During her life, Macrina embodied what Philippians said, “I regard everything as loss because of the surpassing value of knowing Christ Jesus as my Lord” (3:8).  When we think of the church in the round, we imagine a more egalitarian model in which social status and hierarchal structure both in the church and society can be transgressed.

Most Holy Redeemer Church, San Francisco, CA

Although we don’t have any writings from Macrina about the religious community she has formed, her brother Basil has written a Rule of Life, which preserved some of her ideals. The Rule of Life describes a community living together for worship, prayers, mutual help, exercise of virtue, and assisting others. Though the Rule prescribes obedience to the superior, it also exhorts the superior to reprove offenders with meekness and gentleness. In such a way, power within the community can be more shared and not restricted to the top.

The church in the round exists not for itself but for others. One of the hallmarks of the church in the round, as theologian Letty Russell has described in her book with the same title is hospitality to those on the margins. Macrina demonstrated her hospitality by feeding the hungry, providing for the needy, and taking care of young women.

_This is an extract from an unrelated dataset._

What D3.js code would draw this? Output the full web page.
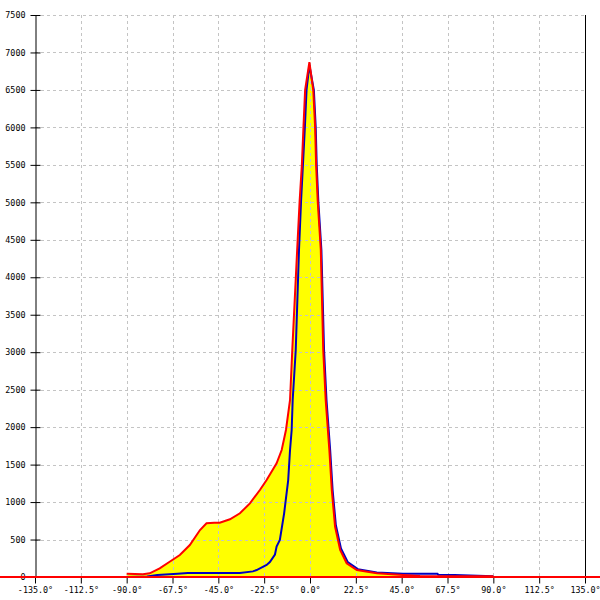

The two aspects of gathering for worship and sending out to service are inseparable.

Sometimes we are disheartened because we find the church more like the form of a triangle, in which power is concentrated at the top, instead of in the round. The church design and liturgy reinforce the separation between the clergy and the laity. Worship is often separated from ordinary life and from a sense of mission. It fails to give the sustenance that we need or meet the deepest longing we have for God.

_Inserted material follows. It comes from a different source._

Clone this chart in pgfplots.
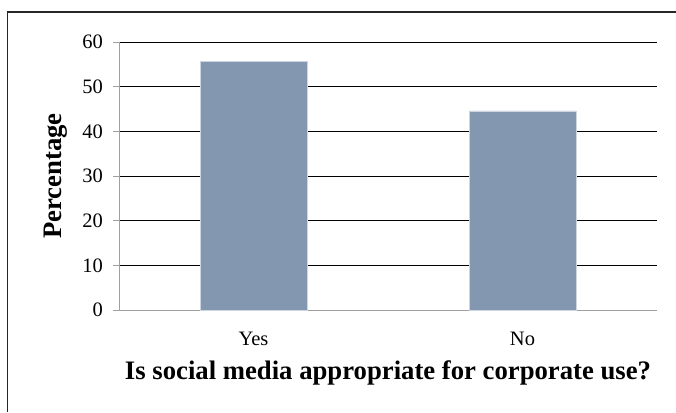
\documentclass[border=0pt]{standalone}
\usepackage{pgfplots}
\pgfplotsset{compat=1.18}
\usepackage{fontspec}
\setmainfont{Liberation Serif}
\definecolor{barc}{RGB}{132,151,176}
\definecolor{baredge}{RGB}{205,213,224}
\definecolor{axgray}{RGB}{160,160,160}
\begin{document}
\begin{tikzpicture}[x=1pt,y=1pt]
\useasboundingbox (0,0) rectangle (676,412);
\draw[black!85, line width=1.3pt] (7.5,0) -- (7.5,400) -- (676,400);
\begin{axis}[
  at={(119pt,102pt)}, anchor=south west,
  scale only axis, width=538pt, height=268pt,
  xmin=-0.5, xmax=1.5, ymin=0, ymax=60,
  ytick={0,10,...,60},
  xtick=data, xticklabels={Yes,No},
  axis lines*=left,
  axis line style={axgray, line width=1pt},
  ymajorgrids, grid style={black, line width=1pt},
  tick align=outside, major tick length=6pt,
  ytick style={axgray, line width=1pt},
  xtick style={draw=none},
  /pgf/number format/assume math mode=true,
  ticklabel style={font=\fontsize{20.5pt}{21pt}\selectfont},
  xticklabel style={yshift=-13pt},
  yticklabel style={xshift=-6.5pt},
  label style={font=\fontsize{26.7pt}{28pt}\selectfont\bfseries},
  xlabel={Is social media appropriate for corporate use?},
  xlabel style={at={(axis description cs:0.5,0)}, anchor=base, yshift=-69pt},
  ylabel={Percentage},
  ylabel style={at={(axis description cs:-0.1069,0.5)}, anchor=base},
  ybar, bar width=107pt,
]
\addplot[fill=barc, draw=baredge, line width=0.5pt] coordinates {(0,55.6) (1,44.6)};
\end{axis}
\end{tikzpicture}
\end{document}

In the season of Advent, a time of anticipation and expectation, let us renew our hope and work for a church in the round. One of my students Lucretia Mann brought to my attention an Orthodox theologian John Zizioulas, who has said that church is not an institution, but a way of being, that is deeply bound to the being of human, the being of the world, and the being of God.*

We can each bring something new to rejuvenate and enliven our community and way of being. We do not need to abolish the old church in order to create something new. We can redesign and reoccupy sacred space within traditional buildings so that we can experiment with different ways of being with God. In this semester, we have seen several creative expressions of using sacred space, particularly in the Eucharist led by Stephen Burns and Christopher Duraisingh. In the course of doing so, we experienced new centers and movements as people of God.

As a teacher of spirituality, I believe that external space also shapes and nurtures our internal space. The change of external space gives us a new sense of our own place in the world. It is no coincidence that many sacred traditions embrace the circle in their holiest sites, such as the prehistoric Stonehenge in England and the Temple of Heaven in Beijing, and in their religious imagination, such as the Tibetan Mandala (a sanskrit word meaning circle), the Native American dreamcatcher, and the labyrinth found in many cultures.

The reading from Sirach 51:13-22 talks about Ben Sira setting out on a journey to find Wisdom. Sometimes he is delighted for having found her and listened to her. Other times he spreads out his hands to heaven and laments his ignorance of her. The spiritual path is never straightforward, but winds back and forth, and sometimes we will get lost on our way.

The church in the round is also a process and not a perfect circle. Sometimes we move two steps forward and one step back. All we are asked to do is to transform the triangle or the rectangular form in our chapel to make it rounder each day to the glory of God. Amen.
* John D. Zizioulas, Being as Communion (Crestwood, NY:  St. Vladimir’s Seminary Press, 1985), 15.